Basic formation is bending tight loops in the wire, twisting and flattening as needed. Details are added with smaller gauge wire and seed beads for eyes.
Head: You need at least two loops, one for the upper jaw and another for the lower jaw. You can also start with a single horn or two additional loops for ears.
1.Start with about 1 foot of 20 gauge wire. With round nose pliers make a small loop about 2 inches (5 cm) from the end of the wire. Make another small loop parallet to the first loop. These are your TWO EARS.
2. Bend long end of wire 90 degrees and form a slightly larger loop for the UPPER JAW. Make a second loop the same size or a little smaller to form the LOWER JAW.
3. Decide on jaw orientation. The first set of pictures show a dragon head with the wide part of the jaws parallel to the ground. This results in a dragon with a BLOCKY head (copper body dragon). Twist the jaws 90 degrees so the loop is visible in side profile and you will have a NARROW headed dragon.
4.Twist wires once under the lower jaw to secure the head loops and form a NECK.
Step 4: Form the Dragon Body
The body is basically a long, tapered loop filled in with coiled/wrapped finer wire (Edit 5/31/11: You could also weave body, check out wire weaving stuff by Gailavira).
1. Start at the head, slide your finger about 2 inches down the wire, grasp wire with a chain or flat nose pliers and bend a TIGHT corner. Use pliers to squash the loop flat, forming the POINTED end of the TAIL.
2. Cut 2-2.5 feet of finer wire (26-28 gauge is best). Secure one end at the tip of the tail - one or two wraps.
3. Start coiling the wire around the outside of the tail, around BOTH wire. Use a tight, even twist for about 1/2 inch. Make a securing wrap, once around ONE body wire.

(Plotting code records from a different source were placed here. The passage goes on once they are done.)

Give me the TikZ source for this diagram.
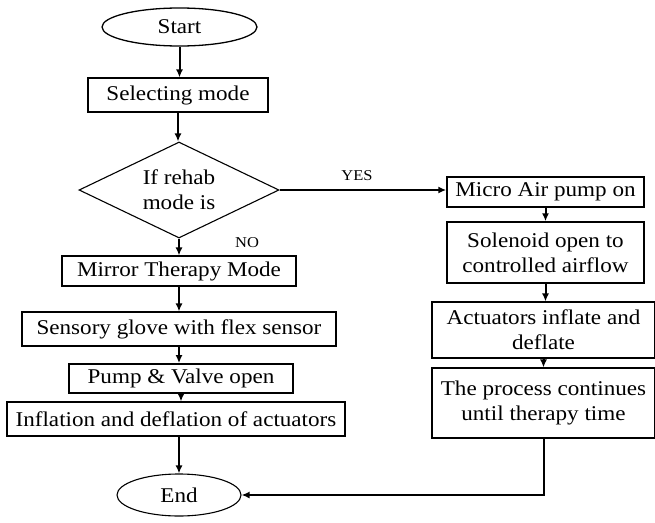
\documentclass[tikz,border=0pt]{standalone}
\usepackage{fontspec}
\setmainfont{Liberation Serif}[FakeStretch=1.1]
\usetikzlibrary{shapes.geometric,arrows.meta}
\begin{document}
\begin{tikzpicture}[x=1pt,y=-1pt,
  every node/.style={font=\fontsize{21}{25}\selectfont},
  box/.style={draw,line width=1.1pt,rectangle,inner sep=0pt,align=center},
  term/.style={draw,line width=1.1pt,ellipse,inner sep=0pt},
  flow/.style={line width=2pt,-{Latex[length=8pt,width=7pt]}},
  lbl/.style={font=\fontsize{15}{18}\selectfont,inner sep=0pt}]
\useasboundingbox (0,0) rectangle (655,522);
\node[term,line width=1.3pt,minimum width=155,minimum height=38] (start) at (179.5,27) {Start};
\node[box,minimum width=180,minimum height=34] (sel) at (178,95) {Selecting mode};
\node[draw,line width=1.1pt,diamond,inner sep=0pt,minimum width=200,minimum height=96] (dia) at (179,190) {};
\node[align=center,inner sep=0pt] (diatext) at (179,190) {If rehab\\mode is};
\node[box,minimum width=234,minimum height=30] (mir) at (179,271) {Mirror Therapy Mode};
\node[box,minimum width=314,minimum height=34] (sen) at (179,329) {Sensory glove with flex sensor};
\node[box,line width=1.7pt,minimum width=224,minimum height=29] (pump) at (181,378.5) {Pump \& Valve open};
\node[box,minimum width=338,minimum height=34] (inf) at (176,419) {Inflation and deflation of actuators};
\node[term,minimum width=124,minimum height=42] (end) at (179,495) {End};
\node[box,line width=1.5pt,minimum width=197,minimum height=30] (micro) at (545.5,192) {Micro Air pump on};
\node[box,line width=1.5pt,minimum width=197,minimum height=61] (sol) at (545.5,252.5) {Solenoid open to\\controlled airflow};
\node[box,minimum width=223,minimum height=56] (act) at (543.5,330) {Actuators inflate and\\deflate};
\node[box,minimum width=223,minimum height=70] (proc) at (543.5,403) {The process continues\\until therapy time};
\node[lbl] (yes) at (357,176) {YES};
\node[lbl] (no) at (247,243) {NO};
\draw[flow] (start.south) -- (start.south |- sel.north);
\draw[flow] (sel.south) -- (sel.south |- dia.north);
\draw[flow] (dia.south) -- (dia.south |- mir.north);
\draw[flow] (mir.south) -- (mir.south |- sen.north);
\draw[flow] (sen.south) -- (sen.south |- pump.north);
\draw[flow] (pump.south) -- (pump.south |- inf.north);
\draw[flow] (inf.south -| end.north) -- (end.north);
\draw[flow] (dia.east) -- (dia.east -| micro.west);
\draw[flow] (micro.south) -- (micro.south |- sol.north);
\draw[flow] (sol.south) -- (sol.south |- act.north);
\draw[flow] (act.south) -- (act.south |- proc.north);
\draw[flow] (proc.south) |- (end.east);
\end{tikzpicture}
\end{document}
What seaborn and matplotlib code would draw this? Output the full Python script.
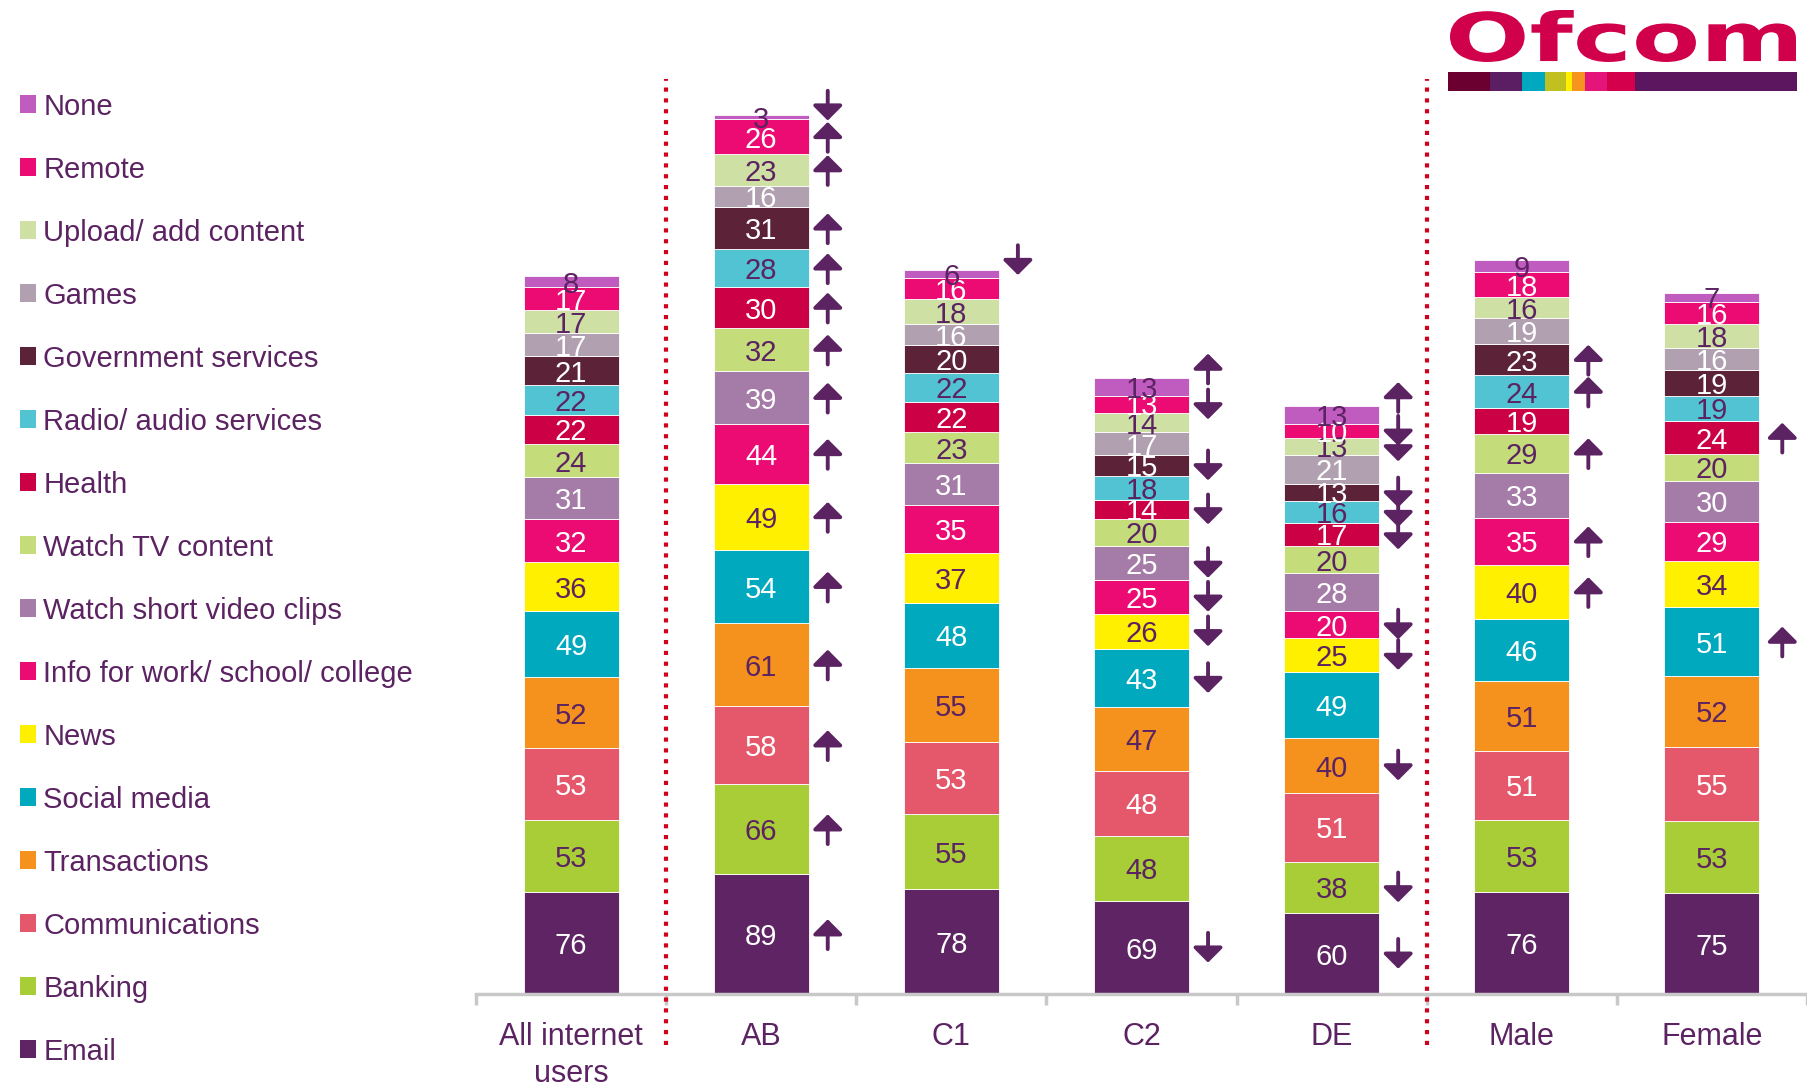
import numpy as np
import pandas as pd
import matplotlib
matplotlib.use("Agg")
import matplotlib.pyplot as plt
import seaborn as sns
from matplotlib.patches import Patch, Rectangle, PathPatch
from matplotlib.textpath import TextPath
from matplotlib.font_manager import FontProperties

# ---- data -------------------------------------------------------------
groups = ["All internet\nusers", "AB", "C1", "C2", "DE", "Male", "Female"]

activities = ["Email", "Banking", "Communications", "Transactions", "Social media",
              "News", "Info for work/ school/ college", "Watch short video clips",
              "Watch TV content", "Health", "Radio/ audio services",
              "Government services", "Games", "Upload/ add content", "Remote", "None"]

email = [76, 89, 78, 69, 60, 76, 75]
banking = [53, 66, 55, 48, 38, 53, 53]
communications = [53, 58, 53, 48, 51, 51, 55]
transactions = [52, 61, 55, 47, 40, 51, 52]
social_media = [49, 54, 48, 43, 49, 46, 51]
news = [36, 49, 37, 26, 25, 40, 34]
info_work = [32, 44, 35, 25, 20, 35, 29]
short_video = [31, 39, 31, 25, 28, 33, 30]
watch_tv = [24, 32, 23, 20, 20, 29, 20]
health = [22, 30, 22, 14, 17, 19, 24]
radio = [22, 28, 22, 18, 16, 24, 19]
government = [21, 31, 20, 15, 13, 23, 19]
games = [17, 16, 16, 17, 21, 19, 16]
upload = [17, 23, 18, 14, 13, 16, 18]
remote = [17, 26, 16, 13, 10, 18, 16]
none = [8, 3, 6, 13, 13, 9, 7]

# significant difference vs all internet users: 1 = higher, -1 = lower
sig_email = [0, 1, 0, -1, -1, 0, 0]
sig_banking = [0, 1, 0, 0, -1, 0, 0]
sig_communications = [0, 1, 0, 0, 0, 0, 0]
sig_transactions = [0, 1, 0, 0, -1, 0, 0]
sig_social_media = [0, 1, 0, -1, 0, 0, 1]
sig_news = [0, 1, 0, -1, -1, 1, 0]
sig_info_work = [0, 1, 0, -1, -1, 1, 0]
sig_short_video = [0, 1, 0, -1, 0, 0, 0]
sig_watch_tv = [0, 1, 0, 0, 0, 1, 0]
sig_health = [0, 1, 0, -1, -1, 0, 1]
sig_radio = [0, 1, 0, 0, -1, 1, 0]
sig_government = [0, 1, 0, -1, -1, 1, 0]
sig_games = [0, 0, 0, 0, 0, 0, 0]
sig_upload = [0, 1, 0, 0, -1, 0, 0]
sig_remote = [0, 1, 0, -1, -1, 0, 0]
sig_none = [0, -1, -1, 1, 1, 0, 0]

values = [email, banking, communications, transactions, social_media, news, info_work,
          short_video, watch_tv, health, radio, government, games, upload, remote, none]
sigs = [sig_email, sig_banking, sig_communications, sig_transactions, sig_social_media,
        sig_news, sig_info_work, sig_short_video, sig_watch_tv, sig_health, sig_radio,
        sig_government, sig_games, sig_upload, sig_remote, sig_none]

colors = ["#5E2463", "#A8CD37", "#E5576A", "#F5921E", "#00A9BE", "#FFF000",
          "#EC0A73", "#A57CA8", "#C4DC7A", "#CC0044", "#52C3D2", "#5C2238",
          "#B0A0B0", "#CFE0A5", "#EC0A73", "#C05BC0"]
PURPLE = "#5C2362"
label_colors = ["white", PURPLE, "white", PURPLE, "white", PURPLE, "white", "white",
                PURPLE, "white", PURPLE, "white", "white", PURPLE, "white", PURPLE]

df = pd.DataFrame({
    "group": np.repeat([groups], len(activities), axis=0).ravel(),
    "activity": np.repeat(activities, len(groups)),
    "value": np.concatenate(values),
})

# ---- figure -----------------------------------------------------------
sns.set_theme(style="white")
plt.rcParams["font.family"] = ["Liberation Sans", "DejaVu Sans"]

fig = plt.figure(figsize=(18.07, 10.89), dpi=100)
ax = fig.add_axes([0.2634, 0.0868, 0.7366, 0.9132])

bottom = np.zeros(len(groups))
for act, col in zip(activities, colors):
    sub = df[df["activity"] == act]
    sns.barplot(data=sub, x="group", y="value", order=groups, color=col,
                width=0.5, bottom=bottom, edgecolor="white", linewidth=0.6,
                saturation=1, errorbar=None, ax=ax)
    bottom = bottom + sub["value"].to_numpy()
totals = bottom

# value labels and significance arrows
base = np.zeros(len(groups))
arrow_len = 22
for k, (vals, sg) in enumerate(zip(values, sigs)):
    for i, v in enumerate(vals):
        yc = base[i] + v / 2
        ax.text(i, yc, str(v), ha="center", va="center_baseline", fontsize=21,
                color=label_colors[k], zorder=5)
        if sg[i] != 0:
            ya = totals[i] + 7 if activities[k] == "None" else yc
            xa = i + 0.35 + (0.02 if i == 6 else 0)
            if sg[i] > 0:
                start, end = ya - arrow_len / 2, ya + arrow_len / 2
            else:
                start, end = ya + arrow_len / 2, ya - arrow_len / 2
            ax.annotate("", xy=(xa, end), xytext=(xa, start),
                        arrowprops=dict(arrowstyle="-|>,head_length=0.45,head_width=0.45",
                                        color=PURPLE, lw=2.8, mutation_scale=20,
                                        shrinkA=0, shrinkB=0),
                        annotation_clip=False, zorder=6)
    base = base + np.array(vals)

ax.set_xlim(-0.5, len(groups) - 0.5)
ax.set_ylim(0, 734)
ax.set_xlabel("")
ax.set_ylabel("")
ax.set_yticks([])
for s in ["top", "right", "left"]:
    ax.spines[s].set_visible(False)
ax.spines["bottom"].set_color("#C8C8C8")
ax.spines["bottom"].set_linewidth(2.5)

ax.set_xticks(range(len(groups)))
ax.set_xticklabels(groups, fontsize=22, color=PURPLE, linespacing=1.3)
ax.tick_params(axis="x", which="major", length=0, pad=20)
ax.set_xticks(np.arange(-0.5, len(groups)), minor=True)
ax.tick_params(axis="x", which="minor", length=8, width=2.5, color="#C8C8C8",
               bottom=True)

# group separators
for xs in (0.5, 4.5):
    ax.plot([xs, xs], [-37, 676], color="#D0021B", lw=3, ls=(0, (1, 1.6)),
            clip_on=False, zorder=7)

# legend, top entry first
handles = [Patch(facecolor=c, edgecolor="none") for c in colors[::-1]]
fig.legend(handles, activities[::-1], loc="upper left", bbox_to_anchor=(0.011, 0.915),
           frameon=False, fontsize=21, labelcolor=PURPLE, handlelength=0.55,
           handleheight=0.55, handletextpad=0.25, labelspacing=1.2, borderpad=0,
           borderaxespad=0)

# Ofcom logo
W, H = 1807.0, 1089.0
tp = TextPath((0, 0), "Ofcom", prop=FontProperties(family="DejaVu Sans", weight="bold"))
ext = tp.get_extents()
lax = fig.add_axes([1450 / W, 1 - 62 / H, 346 / W, 52 / H])
lax.add_patch(PathPatch(tp, facecolor="#D1004B", edgecolor="none"))
lax.set_xlim(ext.x0, ext.x1)
lax.set_ylim(ext.y0, ext.y1)
lax.axis("off")

strip = [(1448, 1490, "#6B0030"), (1490, 1522, "#5B1E62"), (1522, 1545, "#00A9C0"),
         (1545, 1566, "#C0C020"), (1566, 1572, "#FFF000"), (1572, 1585, "#F7941D"),
         (1585, 1607, "#E5147A"), (1607, 1635, "#D4004C"), (1635, 1797, "#5C1660")]
for x0, x1, c in strip:
    fig.add_artist(Rectangle((x0 / W, 1 - 91 / H), (x1 - x0) / W, 19 / H,
                             transform=fig.transFigure, facecolor=c, edgecolor="none"))

fig.savefig("out.png", dpi=100)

Pull wire tight and wrap one loop around the opposite body wire. Wrap 4 even coils coils around both body wires. Repreat securing wraps.
4. Repeat coiling wraps and securing wraps. As you move up the tail, start to keep the body wires separated. Gradually increase the wire separation to suggest a body/belly/abdomen. Continue wrapping up to 1/2 or 3/4 of an inch (1-2 cm) from the head. You may need to add more fine wrapping wire. Stick one end of the new wire in between the body wire, do a securing wrap and continue coiling and making securing wraps every 4 rows.
Step 5: Add the Arms
Make sure the two heavy gauge wire end from the head have been twisted or wrapped to form a secure neck. Thread the wires between the two body wires. Bend wire in opposite directions, to form a t-shape. Decide on arm length, 1/2-3/4 inches is good. Measure out the arm length and sharply bend the wire with a flat or chain nose pliers. Repeat for second arm. Pass the tail of the are wirm back through the body to secure the arms. Leave ends straight out the back of the bosy to attach wings. You can twist arms to get a spiral texture down the arms.
Legs? If you want, give it a try. I like the clean lines you get with just arms. Besides, legs would take longer and I wanted to finish this instructable as soon as I could :-)
Step 6: Connect the Wings to the Body
1.Take the wings and punch two holes near the center line, about 1/8 inch (3 mm) below the top lacing line. Enlarge holes from the back side and SAND to remove SHARP EDGES.
2. Place dragon body face down, with arm wire tails facing up.
3. Lay wings with ribs facing the front, insert wire end through one of the holes in the center of the wings, (Note: The pictures show the ribs facing the BACK of the dragon, I took them off and re-did them with the ribs facing the FRONT. I wanted the dragon to face the front when worn as a pendant and I think the ribs provide interesting texture. Do as you please.)
4. Bend end of wire back down through the second hole, pull snug and bend to secure the wings.
Step 7: Finish the Body and Head
Finish wrapping wire around the body until you reach the wings. Use thin wire to secure the top of the wings to the body. You can use the lacing holes that secure the wing rib, lace through them and around the dragon body.
Neck and Head:
1. Wrap thin wire around the neck, and around the head. Here is where you get to be really creative. Loop fine wire around and through the jaws and any horns or ears. You can add whiskers or ruffles, whatever you want. Just leave space for the eyes.
The last step is to attach the EYS.
1. Use thin wire to attach eyes to each side of the head. If you can, pass the wire through the jaws for a finished look. Trim wires, BE CAREFUL to prevent the wire ends from flying all over the place.
See the last page for finishing touches and embellishments.
Step 8: Final Touches
Figure out how you want to hang your dragon pendant.
Try a bail made from twisted wire.
Twist the body to suggest motion and grace. You can wrap it around a pencil or twist with finger or pliers.
Arch the wings in a pleasing manner.
Add a bead or crystal for your dragon to hold. Thread fine wire through a bead and wrap it around the paws/arm.
Add a cord or chain and wear you little dragon.
Please share pictures of your own dragon creations - thanks and enjoy!